__SET PROBLEM__
Where the data below has the string "this", return the whole line.

__AVAILABLE RECORDS__

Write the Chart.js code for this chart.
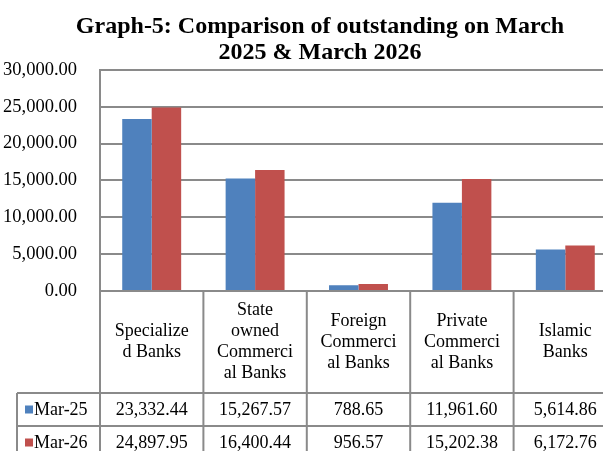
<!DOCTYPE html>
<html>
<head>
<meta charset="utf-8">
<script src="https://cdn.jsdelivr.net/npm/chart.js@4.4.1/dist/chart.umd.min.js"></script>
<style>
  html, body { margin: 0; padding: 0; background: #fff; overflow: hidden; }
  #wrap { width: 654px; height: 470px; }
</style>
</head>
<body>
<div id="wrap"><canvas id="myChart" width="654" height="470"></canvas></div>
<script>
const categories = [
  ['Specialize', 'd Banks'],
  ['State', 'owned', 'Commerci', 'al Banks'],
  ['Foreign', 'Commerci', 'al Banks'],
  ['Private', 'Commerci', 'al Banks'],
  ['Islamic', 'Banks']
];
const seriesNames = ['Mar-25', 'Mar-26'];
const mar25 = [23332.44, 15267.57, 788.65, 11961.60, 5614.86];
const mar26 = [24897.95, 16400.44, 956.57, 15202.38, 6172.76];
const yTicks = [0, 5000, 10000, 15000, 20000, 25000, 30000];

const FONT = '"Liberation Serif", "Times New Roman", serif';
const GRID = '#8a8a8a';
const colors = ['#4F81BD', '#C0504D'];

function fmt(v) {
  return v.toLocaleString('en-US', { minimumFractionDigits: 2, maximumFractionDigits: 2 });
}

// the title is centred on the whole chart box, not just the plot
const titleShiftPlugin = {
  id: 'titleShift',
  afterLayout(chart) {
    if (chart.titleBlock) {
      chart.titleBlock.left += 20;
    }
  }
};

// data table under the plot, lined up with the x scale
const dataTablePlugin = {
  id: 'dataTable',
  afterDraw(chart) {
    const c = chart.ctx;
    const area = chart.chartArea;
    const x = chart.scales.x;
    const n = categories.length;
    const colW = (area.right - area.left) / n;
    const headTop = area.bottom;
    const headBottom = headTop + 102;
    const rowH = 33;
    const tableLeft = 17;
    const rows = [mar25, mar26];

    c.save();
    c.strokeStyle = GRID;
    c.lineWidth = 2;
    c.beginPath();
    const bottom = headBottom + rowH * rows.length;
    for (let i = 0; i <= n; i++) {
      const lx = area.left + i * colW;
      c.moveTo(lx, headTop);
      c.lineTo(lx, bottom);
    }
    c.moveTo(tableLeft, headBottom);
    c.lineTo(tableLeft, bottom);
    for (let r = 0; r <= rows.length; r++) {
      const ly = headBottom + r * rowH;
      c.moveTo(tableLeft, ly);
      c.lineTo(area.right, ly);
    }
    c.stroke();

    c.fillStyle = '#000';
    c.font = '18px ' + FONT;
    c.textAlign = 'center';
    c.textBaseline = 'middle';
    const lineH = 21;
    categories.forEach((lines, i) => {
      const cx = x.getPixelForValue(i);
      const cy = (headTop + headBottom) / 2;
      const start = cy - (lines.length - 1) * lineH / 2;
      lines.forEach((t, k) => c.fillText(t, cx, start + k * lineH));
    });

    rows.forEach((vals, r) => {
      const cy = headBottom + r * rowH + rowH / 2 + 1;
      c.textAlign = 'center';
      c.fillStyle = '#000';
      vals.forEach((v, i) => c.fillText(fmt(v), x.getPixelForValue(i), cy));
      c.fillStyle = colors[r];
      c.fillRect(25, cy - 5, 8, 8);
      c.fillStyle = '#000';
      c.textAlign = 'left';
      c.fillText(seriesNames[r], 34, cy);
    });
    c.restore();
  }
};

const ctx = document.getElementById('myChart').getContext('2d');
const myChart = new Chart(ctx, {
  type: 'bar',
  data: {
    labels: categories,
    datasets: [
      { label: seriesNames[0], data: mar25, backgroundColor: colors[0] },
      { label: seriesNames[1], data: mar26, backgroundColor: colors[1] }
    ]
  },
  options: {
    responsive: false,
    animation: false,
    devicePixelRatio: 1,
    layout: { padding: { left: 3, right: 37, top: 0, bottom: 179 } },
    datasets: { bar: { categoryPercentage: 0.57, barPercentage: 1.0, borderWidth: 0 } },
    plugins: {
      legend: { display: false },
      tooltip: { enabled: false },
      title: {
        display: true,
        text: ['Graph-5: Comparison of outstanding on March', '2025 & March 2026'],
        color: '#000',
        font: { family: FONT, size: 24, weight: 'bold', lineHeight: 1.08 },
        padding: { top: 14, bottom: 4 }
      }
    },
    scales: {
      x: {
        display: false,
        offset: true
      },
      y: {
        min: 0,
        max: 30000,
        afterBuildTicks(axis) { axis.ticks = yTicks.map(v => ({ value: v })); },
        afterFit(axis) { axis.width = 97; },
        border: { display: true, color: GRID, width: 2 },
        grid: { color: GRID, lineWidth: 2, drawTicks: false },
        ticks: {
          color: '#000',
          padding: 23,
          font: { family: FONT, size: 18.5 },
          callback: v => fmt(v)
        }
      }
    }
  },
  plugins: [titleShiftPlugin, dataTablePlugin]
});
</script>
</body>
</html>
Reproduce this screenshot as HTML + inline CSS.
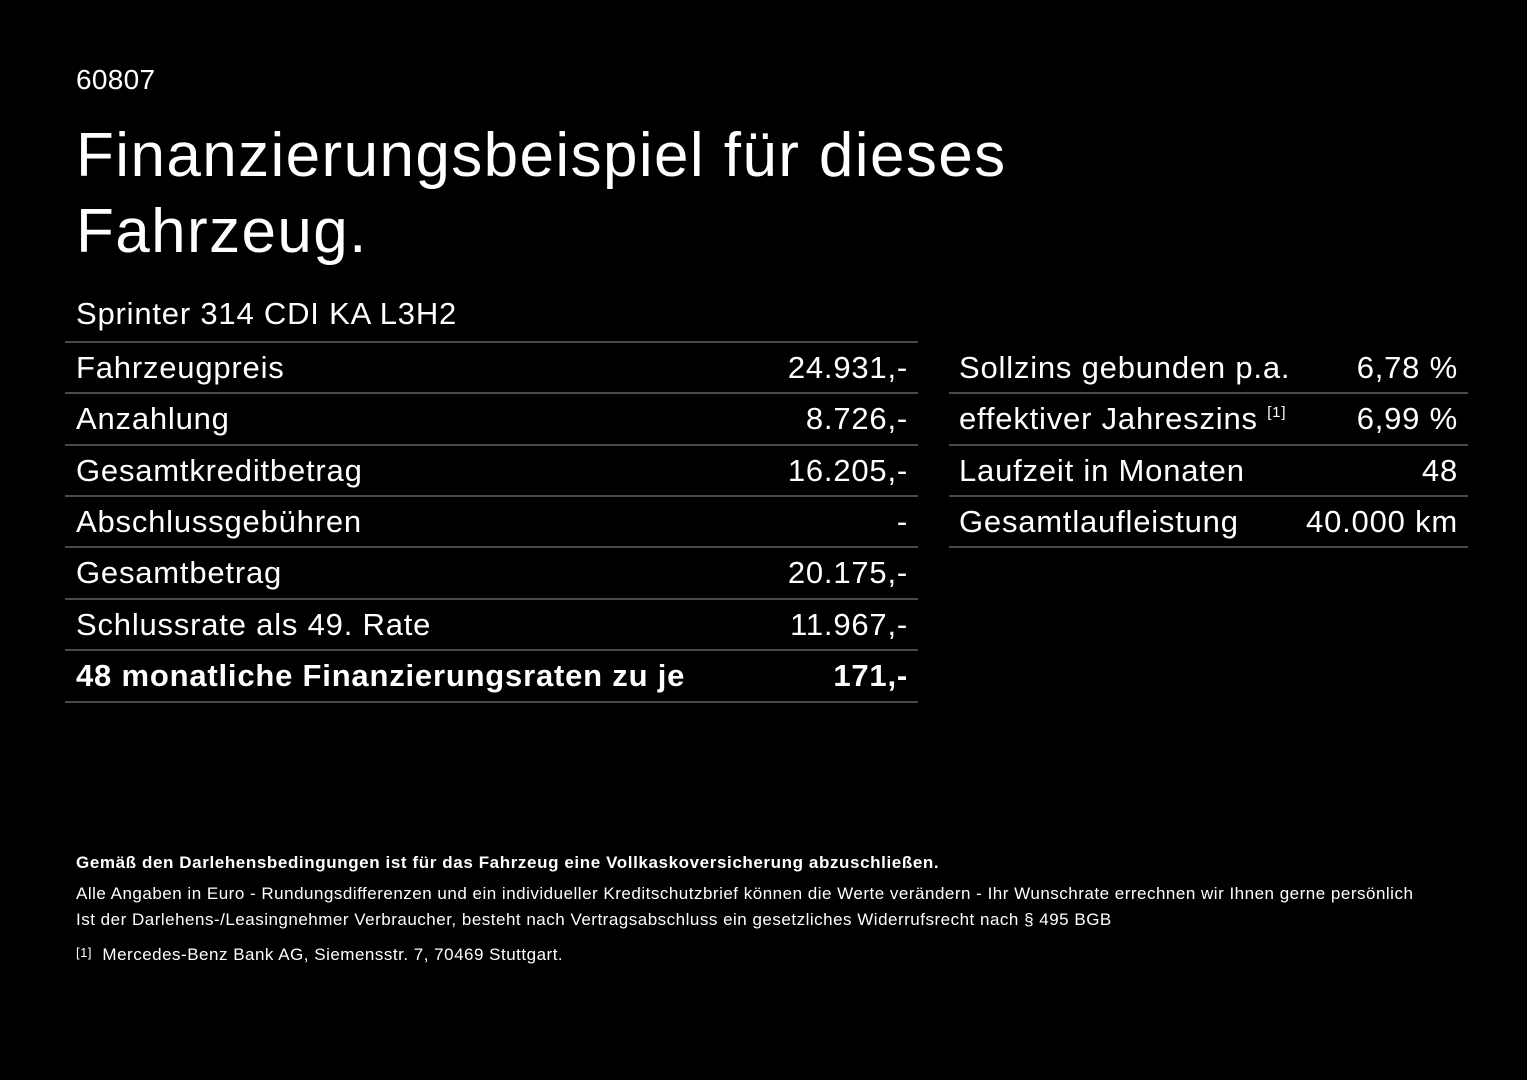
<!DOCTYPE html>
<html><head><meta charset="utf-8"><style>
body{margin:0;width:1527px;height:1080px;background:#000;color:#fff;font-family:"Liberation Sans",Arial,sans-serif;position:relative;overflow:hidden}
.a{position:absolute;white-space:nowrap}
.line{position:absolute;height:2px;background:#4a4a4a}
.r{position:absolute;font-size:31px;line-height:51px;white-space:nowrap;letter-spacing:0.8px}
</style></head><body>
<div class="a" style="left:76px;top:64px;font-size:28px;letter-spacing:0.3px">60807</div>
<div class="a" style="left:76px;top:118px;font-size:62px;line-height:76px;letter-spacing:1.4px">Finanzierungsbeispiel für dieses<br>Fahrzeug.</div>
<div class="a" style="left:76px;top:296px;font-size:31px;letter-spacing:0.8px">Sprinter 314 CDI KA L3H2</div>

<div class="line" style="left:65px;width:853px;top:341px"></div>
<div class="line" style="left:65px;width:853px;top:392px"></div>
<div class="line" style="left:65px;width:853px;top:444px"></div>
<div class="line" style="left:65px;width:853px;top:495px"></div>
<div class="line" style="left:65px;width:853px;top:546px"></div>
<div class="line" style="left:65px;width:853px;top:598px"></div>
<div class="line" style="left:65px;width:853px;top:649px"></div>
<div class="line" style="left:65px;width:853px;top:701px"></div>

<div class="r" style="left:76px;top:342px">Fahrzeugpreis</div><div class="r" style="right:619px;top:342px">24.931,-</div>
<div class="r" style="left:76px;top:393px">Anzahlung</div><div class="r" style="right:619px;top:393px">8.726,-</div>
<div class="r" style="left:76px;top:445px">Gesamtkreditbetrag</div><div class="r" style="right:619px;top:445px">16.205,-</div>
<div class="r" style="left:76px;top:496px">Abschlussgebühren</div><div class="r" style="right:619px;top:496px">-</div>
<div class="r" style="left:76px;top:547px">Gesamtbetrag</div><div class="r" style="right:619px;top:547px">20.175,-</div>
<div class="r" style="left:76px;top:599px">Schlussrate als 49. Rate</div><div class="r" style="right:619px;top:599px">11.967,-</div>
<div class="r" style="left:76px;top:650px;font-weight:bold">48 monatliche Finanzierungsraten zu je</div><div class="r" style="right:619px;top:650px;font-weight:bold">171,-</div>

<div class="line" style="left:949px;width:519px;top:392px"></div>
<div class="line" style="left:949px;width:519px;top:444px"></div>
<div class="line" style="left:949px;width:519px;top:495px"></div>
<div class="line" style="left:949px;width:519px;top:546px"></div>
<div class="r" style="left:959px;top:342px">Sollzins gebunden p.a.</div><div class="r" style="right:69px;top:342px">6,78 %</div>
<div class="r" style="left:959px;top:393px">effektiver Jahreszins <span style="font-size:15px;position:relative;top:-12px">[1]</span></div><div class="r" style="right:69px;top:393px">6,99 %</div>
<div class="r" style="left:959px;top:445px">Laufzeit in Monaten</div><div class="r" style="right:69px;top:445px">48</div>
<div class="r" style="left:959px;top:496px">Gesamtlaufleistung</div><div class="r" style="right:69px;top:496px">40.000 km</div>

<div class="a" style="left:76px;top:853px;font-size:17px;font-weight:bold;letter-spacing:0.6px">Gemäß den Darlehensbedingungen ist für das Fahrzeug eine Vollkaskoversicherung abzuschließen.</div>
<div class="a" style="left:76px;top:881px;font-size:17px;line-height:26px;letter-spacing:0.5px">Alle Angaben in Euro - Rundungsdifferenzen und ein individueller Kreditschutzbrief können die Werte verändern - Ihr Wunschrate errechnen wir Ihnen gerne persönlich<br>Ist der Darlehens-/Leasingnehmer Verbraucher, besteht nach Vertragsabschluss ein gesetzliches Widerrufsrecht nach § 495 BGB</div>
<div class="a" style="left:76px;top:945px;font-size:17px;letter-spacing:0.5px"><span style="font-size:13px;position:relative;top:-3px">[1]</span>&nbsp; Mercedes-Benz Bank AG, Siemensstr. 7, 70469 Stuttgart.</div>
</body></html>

__FULL OUTPUT__
Write the Chart.js code for this chart.
Reproduce this screenshot as HTML + inline CSS.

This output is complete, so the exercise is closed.